In step 201, a caller (or calling party), using the voice station 111 in conjunction with the ATA adapter 105, initiates a communication session over the data network 101 with a destination endpoint, e.g., digital voice device 107 (called party). This step can be performed, for example, by the caller dialing a predetermined access number, by contacting a predetermined website, etc.) or simply initiating the call directly to the other party. In the latter instance, the device used to make the call can be configured to automatically initiate establishment of the call, for example, based upon a setting on the device, or based on the detection of the presence of a private key in the memory of the device used to make the call, or other triggering mechanism.

In step 203, the respective parties request public keys from the public key provider 121, which responds with the proper keys. That is, the calling party will receive from the key provider 121 a public key of the called party, and the called party will receive a public key of the calling party. Thus, since each party has its own private key and the public key of the other party, a secure communication session can be established, whereby voice traffic can be encrypted between the voice station 111 and the digital voice device 107 (step 205). In this manner, outgoing voice payloads are encrypted using the public key of the other party, per step 207, and incoming encrypted voice payloads are decrypted using the private key party receiving the incoming packet in step 209.

Thus, for example, the calling party speaks into the voice station 111, which supplies the speech signal to the adapter 105 for digitization. Subsequently, the encrypter/decrypter 115 encrypts the digitized speech using the public key of called party. This encrypted voice payload is transmitted over the data network 101 and on to the device 107, which employs the encrypter/decrypter 117 to decrypt the received voice traffic using the stored private key. Secure voice communication is provided via the encrypter/decrypter 117 to encrypt the speech signal using the public key of the calling party. This encrypted voice traffic is transmitted to the data network 101 back to the voice station 111. Thus, the voice payload flowing in both directions via the data network 101 can be securely encrypted. It is noted the data flow (e.g., voice traffic) can be encrypted in one direction (e.g., if only one of the parties to the call is authorized); however, this would only protect data flowing in one direction (e.g., the data flow to the authorized user of the secure telephony system), which would provide limited protection to the confidentially of the call.

FIG. 3 depicts a process for providing secure communications by encrypting voice payloads, in accordance with an exemplary embodiment.
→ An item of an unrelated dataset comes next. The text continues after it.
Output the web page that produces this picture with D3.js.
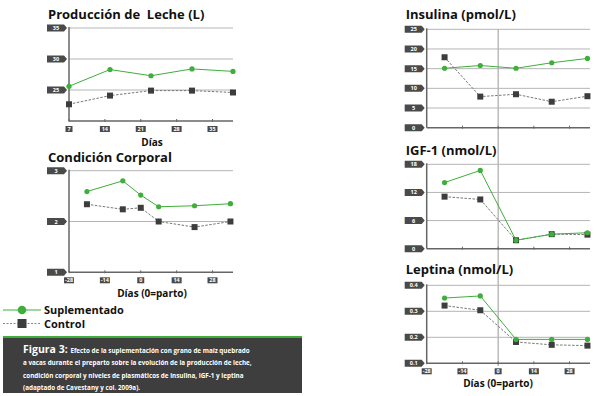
<!DOCTYPE html>
<html><head><meta charset="utf-8">
<script src="https://cdn.jsdelivr.net/npm/d3@7"></script>
<style>
body{margin:0;background:#fff;}
svg{display:block;font-family:"Open Sans","DejaVu Sans",sans-serif;}
</style></head>
<body><svg id="c" width="600" height="396"></svg>
<script>
// ---- data ----
const milkDays = [7, 15, 23, 31, 39];
const milkSup = [25.6, 28.3, 27.3, 28.4, 28.0];
const milkCtl = [22.7, 24.1, 24.9, 24.9, 24.6];
const milkXTicks = [7, 14, 21, 28, 35];
const milkYTicks = [25, 30, 35];

const days = [-21, -7, 7, 21, 35];
const ccDays = [-21, -7, 0, 7, 21, 35];
const ccSup = [2.59, 2.80, 2.52, 2.29, 2.31, 2.35];
const ccCtl = [2.34, 2.24, 2.27, 2.00, 1.89, 2.00];
const ccYTicks = [1, 2, 3];
const dayTicks = [-28, -14, 0, 14, 28];

const insSup = [15.1, 15.8, 15.1, 16.5, 17.6];
const insCtl = [17.9, 7.9, 8.5, 6.6, 8.0];
const insYTicks = [0, 5, 10, 15, 20, 25];

const igfSup = [14.1, 16.7, 1.8, 3.1, 3.4];
const igfCtl = [11.1, 10.5, 1.8, 3.1, 3.0];
const igfYTicks = [0, 6, 12, 18];

const lepSup = [0.351, 0.359, 0.192, 0.192, 0.192];
const lepCtl = [0.322, 0.304, 0.182, 0.171, 0.168];
const lepYTicks = [0.1, 0.2, 0.3, 0.4];

const titles = ["Producción de  Leche (L)", "Condición Corporal", "Insulina (pmol/L)", "IGF-1 (nmol/L)", "Leptina (nmol/L)"];
const legendLabels = ["Suplementado", "Control"];
const captionLines = [
  "Efecto de la suplementación con grano de maíz quebrado",
  "a vacas durante el preparto sobre la evolución de la producción de leche,",
  "condición corporal y niveles de plasmáticos de insulina, IGF-1 y leptina",
  "(adaptado de Cavestany y col. 2009a)."
];

const GREEN = "#3fae3a", DARK = "#3d3d3d", TAG = "#4a4a4a";
const svg = d3.select("#c");

function tagY(g, x, y, label) {
  const w = 17, h = 7;
  const p = d3.path();
  p.moveTo(x - 22, y - h/2); p.lineTo(x - 22 + w, y - h/2); p.lineTo(x - 22 + w + 3, y);
  p.lineTo(x - 22 + w, y + h/2); p.lineTo(x - 22, y + h/2); p.closePath();
  g.append("path").attr("d", p.toString()).attr("fill", TAG);
  g.append("text").attr("x", x - 22 + w/2 + 0.5).attr("y", y + 2).attr("text-anchor", "middle")
    .attr("font-size", 5.5).attr("font-weight", 700).attr("fill", "#fff").text(label);
}
function tagX(g, x, y, label) {
  const w = String(label).length > 1 ? 10 : 7, h = 6;
  g.append("rect").attr("x", x - w/2).attr("y", y - h/2).attr("width", w).attr("height", h).attr("fill", TAG);
  g.append("text").attr("x", x).attr("y", y + 2).attr("text-anchor", "middle")
    .attr("font-size", 5.5).attr("font-weight", 700).attr("fill", "#fff").text(label);
}

function panel(o) {
  const g = svg.append("g");
  const x = d3.scaleLinear().domain(o.xd).range([o.x0, o.x1]);
  const y = d3.scaleLinear().domain(o.yd).range([o.y0, o.y1]);
  o.yTicks.forEach(t => {
    if (y(t) < o.y0 - 1) g.append("line").attr("x1", o.x0).attr("x2", o.x1).attr("y1", y(t)).attr("y2", y(t))
      .attr("stroke", "#b5b5b5").attr("stroke-width", 1);
    tagY(g, o.x0, y(t), o.fmt ? o.fmt(t) : t);
  });
  g.append("line").attr("x1", o.x0).attr("x2", o.x0).attr("y1", o.y1 - 1).attr("y2", o.y0).attr("stroke", "#666").attr("stroke-width", 1.5);
  g.append("line").attr("x1", o.x0).attr("x2", o.x1).attr("y1", o.y0).attr("y2", o.y0).attr("stroke", "#666").attr("stroke-width", 1.5);
  o.xTicks.forEach(t => {
    g.append("line").attr("x1", x(t)).attr("x2", x(t)).attr("y1", o.y0 - 2).attr("y2", o.y0 + 1).attr("stroke", "#666").attr("stroke-width", 1);
    if (o.xLabels) tagX(g, x(t), o.y0 + 8, t);
  });
  if (o.title) g.append("text").attr("x", o.x0 - 21).attr("y", o.titleY).attr("font-size", 13).attr("font-weight", 700)
    .attr("fill", "#111").style("white-space", "pre").attr("xml:space", "preserve").text(o.title);
  if (o.xTitle) g.append("text").attr("x", o.xTitleX).attr("y", o.xTitleY).attr("text-anchor", "middle").attr("font-size", 10).attr("font-weight", 700).attr("fill", "#111").text(o.xTitle);
  const line = d3.line().x((d, i) => x(o.xs[i])).y(d => y(d));
  g.append("path").attr("d", line(o.ctl)).attr("fill", "none").attr("stroke", "#777").attr("stroke-width", 1).attr("stroke-dasharray", "2.5,1.5");
  g.append("path").attr("d", line(o.sup)).attr("fill", "none").attr("stroke", GREEN).attr("stroke-width", 1);
  o.ctl.forEach((d, i) => g.append("rect").attr("x", x(o.xs[i]) - 3).attr("y", y(d) - 3).attr("width", 6).attr("height", 6).attr("fill", DARK));
  o.sup.forEach((d, i) => g.append("circle").attr("cx", x(o.xs[i])).attr("cy", y(d)).attr("r", 2.6).attr("fill", GREEN));
  return {x, y};
}

panel({x0: 69, x1: 233, y0: 121, y1: 28, xd: [7, 39], yd: [20, 35], yTicks: milkYTicks, xTicks: milkXTicks, xLabels: true,
  xs: milkDays, sup: milkSup, ctl: milkCtl, title: titles[0], titleY: 19, xTitle: "Días", xTitleX: 152, xTitleY: 146});
panel({x0: 69, x1: 233, y0: 272.3, y1: 170.7, xd: [-28, 36], yd: [1, 3], yTicks: ccYTicks, xTicks: dayTicks, xLabels: true,
  xs: ccDays, sup: ccSup, ctl: ccCtl, title: titles[1], titleY: 162, xTitle: "Días (0=parto)", xTitleX: 152, xTitleY: 297});

const xr = d3.scaleLinear().domain([-28, 36]).range([426.7, 590]);
svg.append("line").attr("x1", xr(0)).attr("x2", xr(0)).attr("y1", 29).attr("y2", 366).attr("stroke", "#999").attr("stroke-width", 1);

panel({x0: 426.7, x1: 590, y0: 127.7, y1: 29.3, xd: [-28, 36], yd: [0, 25], yTicks: insYTicks, xTicks: dayTicks.slice(1), xLabels: false,
  xs: days, sup: insSup, ctl: insCtl, title: titles[2], titleY: 19});
panel({x0: 426.7, x1: 590, y0: 248.7, y1: 164.3, xd: [-28, 36], yd: [0, 18], yTicks: igfYTicks, xTicks: dayTicks.slice(1), xLabels: false,
  xs: days, sup: igfSup, ctl: igfCtl, title: titles[3], titleY: 155});
panel({x0: 426.7, x1: 590, y0: 363.3, y1: 285.3, xd: [-28, 36], yd: [0.1, 0.4], yTicks: lepYTicks, xTicks: dayTicks, xLabels: true, fmt: d3.format(".1f"),
  xs: days, sup: lepSup, ctl: lepCtl, title: titles[4], titleY: 274, xTitle: "Días (0=parto)", xTitleX: 498, xTitleY: 387});

// legend
const lg = svg.append("g");
lg.append("line").attr("x1", 3).attr("x2", 41).attr("y1", 310).attr("y2", 310).attr("stroke", GREEN).attr("stroke-width", 1.2);
lg.append("circle").attr("cx", 22).attr("cy", 310).attr("r", 4.3).attr("fill", GREEN);
lg.append("text").attr("x", 44).attr("y", 314).attr("font-size", 11).attr("font-weight", 700).attr("fill", "#111").text(legendLabels[0]);
lg.append("line").attr("x1", 3).attr("x2", 41).attr("y1", 323.5).attr("y2", 323.5).attr("stroke", "#888").attr("stroke-width", 1).attr("stroke-dasharray", "2,1.5");
lg.append("rect").attr("x", 17.5).attr("y", 319).attr("width", 9).attr("height", 9).attr("fill", DARK);
lg.append("text").attr("x", 44).attr("y", 328).attr("font-size", 11).attr("font-weight", 700).attr("fill", "#111").text(legendLabels[1]);

// caption box
const cb = svg.append("g");
cb.append("rect").attr("x", 3).attr("y", 337).attr("width", 299).attr("height", 56).attr("fill", "#3e3e3e");
cb.append("rect").attr("x", 3).attr("y", 336).attr("width", 299).attr("height", 2).attr("fill", GREEN);
const t0 = cb.append("text").attr("x", 23).attr("y", 352.5).attr("fill", "#fff").attr("font-weight", 700);
t0.append("tspan").attr("font-size", 10.5).text("Figura 3: ");
t0.append("tspan").attr("font-size", 6.3).text(captionLines[0]);
captionLines.slice(1).forEach((l, i) => cb.append("text").attr("x", 23).attr("y", 365 + i * 12.5)
  .attr("fill", "#fff").attr("font-weight", 700).attr("font-size", 6.3).text(l));
</script></body></html>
In step 301, a first user sends via an Endpoint₁ (or source endpoint) a request for a public key from the key provider 121 to initiate a secure telephony session between the first user and a second user. The key provider 121 can verify the first user's authorization to request the key. The key provider 121 can subsequently supply a public key₂ to the first user. In response to the call establishment procedure, a destination endpoint, Endpoint₂, will request a corresponding public key—i.e., public key₁ of the first user—from the key provider 121, as in step 303. The key provider 121, per steps 305 and 307, will transmit public key₂ and the public key₁ to the respective requesters. In an embodiment where the public keys are associated with URLs, the public key₁ and the public key₂ are simply retrieved upon invoking these URLs.

Per steps 309 and 311, a secure telephony session can be established between the first user's call device and the second user's call device. As shown in step 309, any packet of digitized speech data sent from the first user's call device via Endpoint₁ will be encrypted using the public key₂. Such packets will then be received by Endpoint₂and decrypted using private key₂, which is stored at the second user's call device. Similarly, as shown in step 311, digitized speech data sent from the second user's call device via Endpoint₂ will be encrypted using the public key₁, and such packets will then be received by the first endpoint and decrypted using private key₁.

The described processes, according to certain embodiments, advantageously provide a scalable, efficient approach to ensuring secure telephony services using end-to-end encryption of voice payloads, while avoiding infrastructure upgrades or modifications.

The processes described herein may be implemented via software, hardware (e.g., general processor, Digital Signal Processing (DSP) chip, an Application Specific Integrated Circuit (ASIC), Field Programmable Gate Arrays (FPGAs), etc.), firmware or a combination thereof. Such exemplary hardware for performing the described functions is detailed below.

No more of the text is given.